Es ist das alte Grundproblem der Unterscheidung zwischen E- und U-Kultur, heruntergebrochen auf Filmgenres: Das Horror- wie und Actionkino wird von der wissenschaftlichen Analyse gern stiefmütterlich behandelt. Wenigstens die Rezeption von Horrorfilmen hat sich in den letzten zehn, zwanzig Jahren verändert und greift nicht mehr auf die Dämonisierungsklischees der 80er zurück. Dem Horrorfilm wird zumindest dahingehend Respekt gezollt, dass es kaum ein Genre gibt, das eine solche Talentschmiede von DIY-Talent darstellt. Wer hätte zu „Braindead“-Zeiten gedacht, dass Peter Jackson mal die größten Filme des Planeten drehen würde? Wäre vom Regisseur von „Tanz der Teufel“, dem umstrittensten Horrorfilm der 80er, erwartet worden, dass er ein familientaugliches Comic-Franchise auf die Beine stellt und mit seinem ersten „Spiderman“ das reichweitenstärkste Kino unserer Zeit vordefinieren würde?
Horror gilt wenigstens als der Punk unter den Genres: da entstehen Talente, da werden Grenzen ausgelotet und wird mit wenig Geld viel geschaffen. Doch das Actionkino ist als reines Mainstream-Futter verschrieen, das dazu noch konservative Law & Order – Werte predigt und somit einem gesellschaftlichen Darwinismus den Weg bereitet.
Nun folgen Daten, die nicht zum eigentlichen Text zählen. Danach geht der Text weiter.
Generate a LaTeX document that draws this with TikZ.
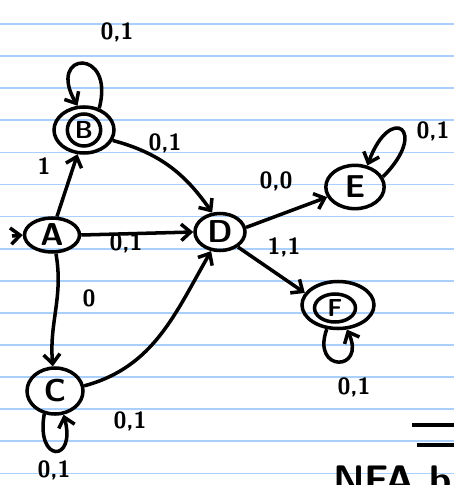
\documentclass[tikz,border=0pt]{standalone}
\usetikzlibrary{shapes.geometric,arrows.meta}
\definecolor{paperblue}{RGB}{168,208,250}
\tikzset{
  state/.style={draw, ellipse, line width=3pt, inner sep=0pt, font=\fontsize{27}{29}\sffamily\bfseries},
  edge/.style={-{Straight Barb[length=8pt,width=14pt]}, line width=3pt},
  lbl/.style={font=\fontsize{20}{22}\sffamily\bfseries},
  ruled/.style={draw=paperblue, line width=1.4pt}
}
\begin{document}
\begin{tikzpicture}[x=0.03cm,y=0.03cm]
	 \useasboundingbox (0,-485) rectangle (454,0);
	 \clip (0,-485) rectangle (454,0);
	 \fill[white] (0,-485) rectangle (454,0);
	 \foreach \k in {0,...,14}
	 	\draw[ruled] (0,-24-32.1*\k) -- (454,-24-32.1*\k);

	 % states
	 \node[state, minimum width=1.65cm, minimum height=1.02cm] (A) at (52,-235) {A};
	 \node[state, minimum width=1.8cm, minimum height=1.38cm] (B) at (84,-130) {};
	 \node[state, minimum width=1.0cm, minimum height=0.96cm, font=\fontsize{21}{23}\sffamily\bfseries] (Bin) at (84,-130) {B};
	 \node[state, minimum width=1.68cm, minimum height=1.38cm] (C) at (55,-391) {C};
	 \node[state, minimum width=1.5cm, minimum height=1.11cm] (D) at (220,-232) {D};
	 \node[state, minimum width=1.75cm, minimum height=1.3cm] (E) at (355,-187) {E};
	 \node[state, minimum width=2.16cm, minimum height=1.41cm] (F) at (338,-305) {};
	 \node[state, minimum width=1.23cm, minimum height=0.84cm, font=\fontsize{21}{23}\sffamily\bfseries] (Fin) at (335,-308) {F};
	 \coordinate (start) at (12,-236);

	 % transitions
	 \draw[edge] (start) -- (A.west);
	 \draw[edge] (A.75) -- (B.255);
	 \draw[edge] (A.east) -- (D.west);
	 \draw[edge] (A.282) to[out=-80, in=95] (C.95);
	 \draw[edge] (B.-20) to[out=-15, in=125] (D.112);
	 \draw[edge] (C.10) to[out=15, in=-120] (D.-115);
	 \draw[edge] (D.10) -- (E.200);
	 \draw[edge] (D.-40) -- (F.160);

	 % loops
	 \draw[edge] (B.55) to[out=75, in=120, distance=1.9cm] (B.105);
	 \draw[edge] (E.20) to[out=45, in=70, distance=2cm] (E.60);
	 \draw[edge] (F.245) to[out=-110, in=-65, distance=1.4cm] (F.290);
	 \draw[edge] (C.245) to[out=-100, in=-75, distance=1.5cm] (C.290);

	 % labels
	 \node[lbl] (lBB) at (117,-32) {0,1};
	 \node[lbl] (lAB) at (44,-166) {1};
	 \node[lbl] (lBD) at (165,-143) {0,1};
	 \node[lbl] (lAD) at (126,-243) {0,1};
	 \node[lbl] (lAC) at (89,-298) {0};
	 \node[lbl] (lCD) at (130,-421) {0,1};
	 \node[lbl] (lCC) at (54,-470) {0,1};
	 \node[lbl] (lDE) at (276,-181) {0,0};
	 \node[lbl] (lDF) at (284,-247) {1,1};
	 \node[lbl] (lEE) at (433,-131) {0,1};
	 \node[lbl] (lFF) at (354,-387) {0,1};

	 % corner
	 \draw[line width=3pt] (412,-425) -- (454,-425);
	 \draw[line width=3pt] (417,-445) -- (454,-445);
	 \node[font=\fontsize{34}{36}\sffamily\bfseries, anchor=north west, inner sep=0pt] (title) at (333,-466) {NFA b};
\end{tikzpicture}
\end{document}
Umso bemerkenswerter ist es, dass Bertz & Fischer einen Essayband genau diesem Thema gewidmet hat und sich dabei auch nicht etwa um verkappte Arthouse-Filme kümmert (mit Ausnahme von Tarantinos „Kill Bill“ vielleicht), sondern wirklich genau ins Zentrum des Genres geht. Die ersten vier Kapitel behandeln mit Dirty Harry, Rambo, Terminator und Stirb Langsam die Ahnenreihe des Actionkinos der 70er und 80er – also aus jenen Jahren als dieses Genre seinen unbestreitbaren Höhepunkt, sowohl in künstlerischer als auch kommerzieller Hinsicht, erlebte.
Über die reine filmische Analyse des Actionfilms hinaus (eigentlich ja ein Hybrid-Genre, das sich aus Filmen wie Western, Krieg- oder Agentenfilmen speist) ist die Betrachtung der gesellschaftlichen Wechselwirkungen das Herz des Buches. So wird beispielsweise der erste Teil der „Rambo“-Reihe zurecht rehabilitiert und im Abgleich mit der Romanvorlage herausgearbeitet, wofür die Figur des John Rambo steht und welche gesellschaftlichen Spannungsfelder „First Blood“ thematisiert.
Faszinierend ist auch die Analyse vom „Stirb Langsam“, des Films, der bis heute die Krone des Genres darstellt. Neben dem allseits bekannten Aspekt, dass die von Bruce Willis gespielte John McClane – Figur ein verletzlicher Everyday Man war und damit selbst ein Gegenentwurf zum herrschenden Ideal des 80er Jahre Actionkinos, das von den unzerstörbaren Quasi-Superhelden Stallone und Schwarzenegger dominiert war, arbeitet Ingo Irsigler in seiner „Stirb Langsam“ – Analyse schön heraus wie stark hier eine Kritik am US-Kapitalismus der 80er Jahre geführt wird, wie sich in diesen Jahren der Wandel von den klassischen „pursuit of happiness“ Versprechen der amerikanischen Gesellschaft zum Raubtierkapitalimus vollzogen hat. „Stirb Langsam“ also als höchst reichweitenstarker, ungemein spannender künstlerischer Aufschrei gegen die Reagonomics!
Auch der „Dirty Harry“ – Reihe kommt diese Tiefenanalyse zu Gute, wird doch mit etlichen Klischees aufgeräumt bzw. gezeigt, wie selbst die verschiedenen Teile von „Dirty Harry“ immer auch eine Reaktion auf die (polistische) Kritik an den vermittelten Werten der Vorgängerfilme waren – gerade im Hinblick auf die Selbstermächtigung, das Über-dem-Gesetz-stehen der Clint Eastwood – Figur, interessanterweise aber auch hinsichtlich der Machismo vs Feminismus – Frage. Am Ende des Kapitels sieht man sich als Leser genötigt, die eigenen Vorurteile über die Dirty Harry – Reihe zu hinterfragen und aus diesem Blickwinkel neu zu betrachten – wieviel mehr kann ein Essay leisten?